No sé con precisión en dónde me encuentro. Es un desierto pálido, horrendamente blanco, inmenso, en el que un día, de pronto, vine a despertar. Permanezco acostado, junto a mi esposa, Sara. Tenemos una sábana encima y una almohada debajo de la cabeza, como si estuviéramos sobre una cama gigante.
Desde que llegué, Sara está dormida. Le he dicho que despierte, que me explique qué es esto, pero no se mueve. Pienso que se halla en un estado de coma y no sé qué pudo haberlo originado. Respira en automático, obedeciendo un impulso de su cerebro –aparentemente– muerto. ¡No estés jugando, Sara!, he llegado a gritarle sin obtener nada de vuelta.
Cuando me percaté de que ella no despertaría, comencé a caminar, esperaba encontrar alguna pista; pero entonces supe que no tenía caso cambiar mi ubicación: el desierto blanco nos volvía cuerpos celulares, minúsculos. Si era una venganza de Dios, uno de sus ajustes de cuentas, debía ser el más absurdo. No hay hambre ni sed; no hay viento ni sonido. Sólo existe esta planicie inmóvil que habitamos Sara y yo.
Pero Sara no está. Quiero decir: está su cuerpo.
He llegado a pensar que todo, cuanto veo a mi alrededor, tiene que ver con una imagen de mi infancia. Sin embargo, hasta donde puedo recordar, nada se asocia con un espacio de tales magnitudes. Lo último que evoco antes de aparecer en este paisaje es una discusión: sentados en el comedor, Sara y yo hablamos del trabajo, de las deudas, de los hijos que no llegamos a tener. Hubo algo que nos alteró, algo irremediable.

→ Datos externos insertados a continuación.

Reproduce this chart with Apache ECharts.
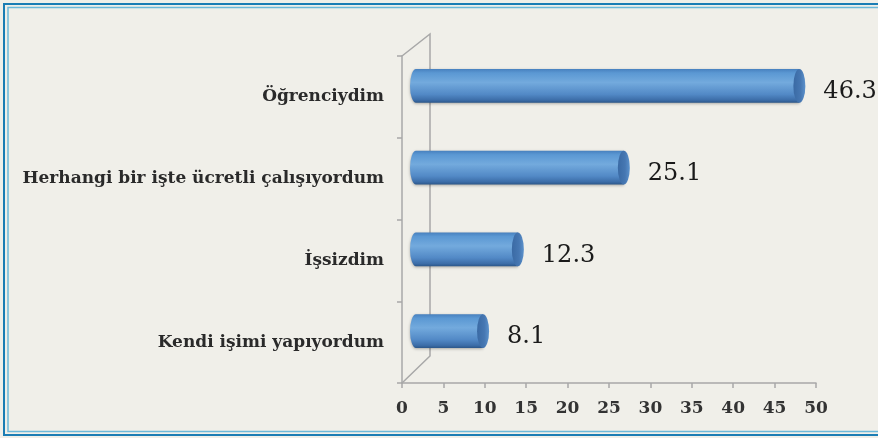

Luego me fui a la cama, cerré los ojos, dormí, y desperté aquí.
He concluido, al cabo de esta temporada en el desierto, al lado de un cuerpo inerte, que estoy en un escenario onírico. Intentaré explicarlo: creo que al otro lado del sueño soy yo el que está dormido en el cuarto de un hospital, con mangueras en los brazos y un respirador conectado a la boca. Y que es Sara quien me cuida. Espera que algún día despierte, aunque, en el fondo, sabe que nunca lo haré. Porque lo mismo pienso al verla. Es una hipótesis que llega en mis ratos de ocio, cuando esta condena se diluye y queda sólo la semilla, la esencia del sueño, y no es el desierto blanco sino el ocio lo que me atormenta hasta el delirio.
Miro a lo lejos, donde la línea del horizonte se difumina con el cielo; enseguida me vuelvo a Sara, tan lejana de todo. La observo, la observo siempre. Como un imbécil con la mirada perdida. Permanezco a su lado. Me da miedo alejarme en busca de respuestas y, de súbito, perderme, quedarme sin ella, sin Sara. Quedarme, entonces sí, completamente solo. En este lugar qué otra cosa podría ser más terrible.
Roberto Abad (Cuernavaca, 1988) es escritor y músico. Egresado de la Licenciatura en Ciencias de la Educación (UAEM). Ha publicado en diversas antologías y medios nacionales e internacionales. Su libro de cuento brevísimo Orquesta primitiva fue publicado en 2015 por el Fondo Editorial Tierra Adentro. En 2018, ganó el XI Premio Nacional de Narrativa «Ramón López Velarde» por su libro Cuando las luces aparezcan, editado por el sello Paraíso Perdido en 2021. Fue becario de la Fundación para las Letras Mexicanas en el área de narrativa. Coordinó el proyecto Breve manual del libro fantástico (UAM Cuajimalpa, 2020). En 2022, varios microrrelatos suyos fueron publicados en la revista española Quimera.
Me gustó mucho. A veces, sin dormir, sin soñar, he experimentado esa desolación. Aunque, pensándolo bien, ¿cuándo es que sueño y cuándo es que estoy despierto? Por ejemplo, esto que te escribo ¿lo escribo soñando? Ayúdame a saberlo. Estos sesenta años me han caído de peso.
El peor de los terrores, es pavoroso. Lo describes como sí, así debe ser, así lo imagino también… mejor desaparecer, o, es lo mismo. Alejarse para morir sería a mi ver lo que pondría a hacer a tu personaje, caminar y caminar y caminar… uf, parece que todo es lo mismo, cualquier acción; no hay salida.